Wyposażeni w kapoki i pianki ruszyli w sobotę z Kuźnicy przez zatokę poruszając się przez "mieliznę rybitwą". Na 15. Marsz Śledzia wyruszyć mogło jedynie 100 chętnych śmiałków. Meta wyprawy znajdowała się w Rewie.
Stu chętnych, wylosowanych spośród kilku tysięcy zgłaszających się osób, przeszło przez Zatokę Pucką po mieliźnie.
W tym roku pierwsi uczestnicy wyszli z wody tuż po godzinie 15:00. Każdy z nich otrzymał dyplom i odznakę. Koniec marszu miał miejsce u nasady “Szpyrku” Rewskiego pod krzyżem z kotwic. Tradycyjnie na półmetku trasy osoby biorące udział w wydarzeniu musiały spożyć surowego śledzia.

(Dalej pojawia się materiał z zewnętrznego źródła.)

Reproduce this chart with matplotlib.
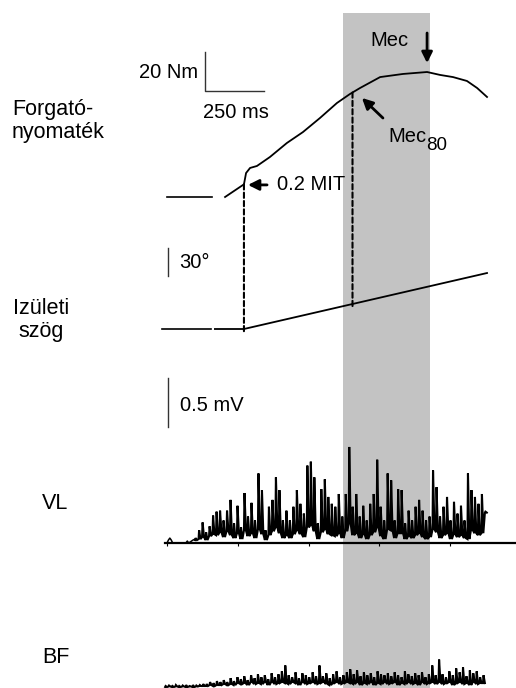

Przemarsz trwał około 6 godzin, śmiałkowie mieli do pokonania 12 km.
Sposób przeprowadzenia Marszu:
Etap “wiary”, wchodzimy do wody i stopniowo oddalamy się od brzegu półwyspu Helskiego, jest coraz głębiej, po około 700 metrach zaczynamy płynąć – przed nami widać tylko wodę... Wierzymy, że zaraz znowu będziemy mieli grunt pod stopami, choć nic na to nie wskazuje.
Etap “syndrom Mojżesza”, idziemy w wodzie po kolana a potem po wąskim pasku suchej ziemi przez środek Zatoki, jak Biblijny Mojżesz, “mając mur z wody po prawej i lewej stronie”. W tym etapie osobliwości natury możemy zobaczyć wystające na tym odcinku wraki, w tym wrak okrętu podwodnego ORP Kujawiak.
Etap “próby”, każdy uczestnik marszu śledzia na trasie zjada specjalnie przyrządzonego śledzia (dla pokrzepienia) oraz wypija typowo marynarski napój. Wszystko po to, aby móc stawić czoła ostatniemu trudnemu etapowi marszu.
Etap “byle do brzegu”. Ten etap to walka o życie, tu uczestnicy muszą pokonać sztuczny przekop w mieliznach tzw. “głębinkę” o szerokości od 700 do 1400 metrów (w zależności od stanu wody i układu płycizn w danym roku). Pokonamy ten odcinek w wodzie ciągnieni na linie za kutrem rybackim (po 10 os. na każdy kuter) lub na pokładach łodzi. W edycjach extreme (jesień, zima i wiosna) gdzie uczestnikami są osoby zawodowo związane z morzem ten odcinek jest pokonywany wpław. Motywacją dla uczestników jest widoczny brzeg w Rewie.